NASA’s New Horizons team has released a series of breathtaking new images of Pluto’s surface, giving planetary researchers a high resolution window to the dwarf planet’s geology.
This image from New Horizons reveals new details of Pluto’s rugged, icy cratered plains. Notice the layering in the interior walls of many craters. The darker crater in the lower center is apparently younger than the others, because dark material ejected from within has not been erased and can still be made out. The origin of the many dark linear features trending roughly vertically in the bottom half of the image is under debate, but may be tectonic. Most of the craters seen here lie within the 155-mile (250-km)-wide Burney Basin, whose outer rim or ring forms the line of hills or low mountains at bottom. The basin is named after Venetia Burney, the English schoolgirl who first proposed the name Pluto for the newly discovered planet in 1930. The top of the image is to Pluto’s northwest. Image credit: NASA / Johns Hopkins University Applied Physics Laboratory / Southwest Research Institute.
These latest images of Pluto were made with New Horizons’ Long Range Reconnaissance Imager over a timespan of about a minute centered on 11:36 GMT on July 14, 2015, – just 15 minutes before New Horizons’ closest approach to the dwarf planet – from a range of 10,000 miles (17,000 km).
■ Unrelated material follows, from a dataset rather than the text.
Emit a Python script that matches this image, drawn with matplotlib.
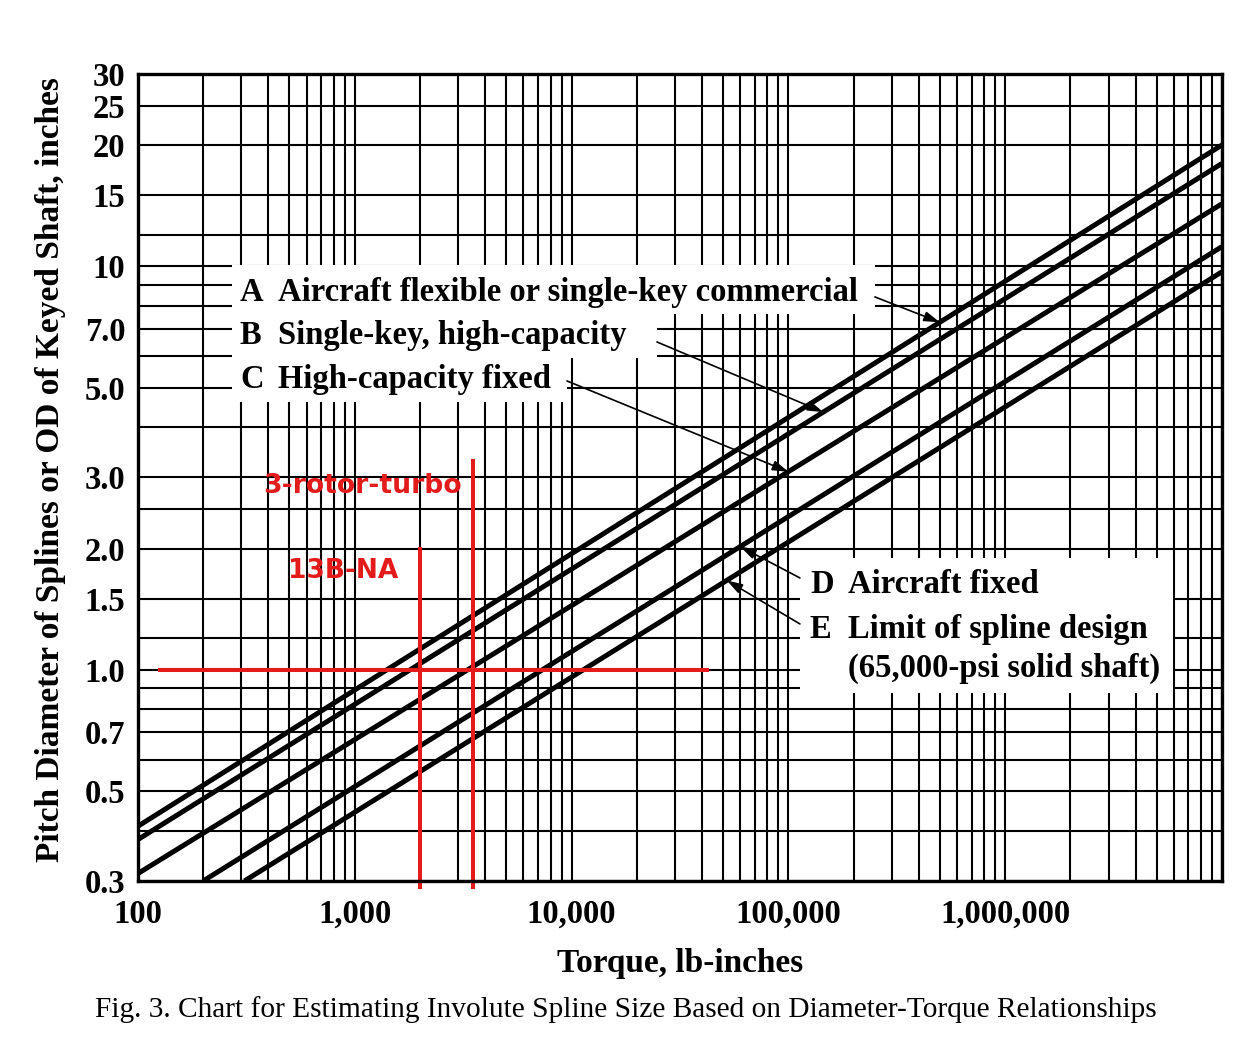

“These close-up images, showing the diversity of terrain on Pluto, demonstrate the power of our robotic planetary explorers to return intriguing data to scientists back here on planet Earth,” said John Grunsfeld, associate administrator for NASA’s Science Mission Directorate.
“New Horizons thrilled us during the July flyby with the first close images of Pluto, and as the spacecraft transmits the treasure trove of images in its onboard memory back to us, we continue to be amazed by what we see.”
In this image of Pluto’s surface, great blocks of water-ice crust appear jammed together in al-Idrisi mountains. Some mountain sides appear coated in dark material, while other sides are bright. Several sheer faces appear to show crustal layering, perhaps related to the layers seen in some of Pluto’s crater walls. The mountains end abruptly at the shoreline of Sputnik Planum, where exotic ices of the plain form a nearly level surface, broken only by the fine trace work of striking, cellular boundaries and the textured surface of the plain’s ices. This view is about 50 miles (80.5 km) wide. The top of the image is to Pluto’s northwest. Image credit: NASA / Johns Hopkins University Applied Physics Laboratory / Southwest Research Institute.
The new images include a wide variety of cratered, mountainous and glacial terrains. They form a strip 50 miles (80 km) wide trending from planet’s horizon about 500 miles (800 km) northwest of the huge ice plain Sputnik Planum, across the al-Idrisi mountains, onto the shoreline of Sputnik Planum.
“Nothing of this quality was available for Venus or Mars until decades after their first flybys,” said Dr Alan Stern of the Southwest Research Institute, principal investigator for New Horizons.
“Yet at Pluto we’re there already – down among the craters, mountains and ice fields – less than five months after flyby! The science we can do with these images is simply unbelievable.”
This image of Pluto’s surface shows how erosion and faulting has sculpted this portion of the dwarf planet’s icy crust into rugged badlands. The prominent 1.2-mile (2 km) high cliff at the top, running from left to upper right, is part of a great canyon system that stretches for hundreds of miles across Pluto’s northern hemisphere. At the bottom of this image, the terrain transforms into a fractured and finely broken up floor at the northwest margin of Sputnik Planum. The top of the image is to Pluto’s northwest. Image credit: NASA / Johns Hopkins University Applied Physics Laboratory / Southwest Research Institute.
New Horizons is currently 3.25 billion miles (5.23 billion km) from Earth and 108 million miles (174 million km) beyond Pluto. It is healthy and all systems are operating normally.
The spacecraft is on course for a close flyby of a Kuiper Belt object, known as 2014 MU69, on January 1, 2019.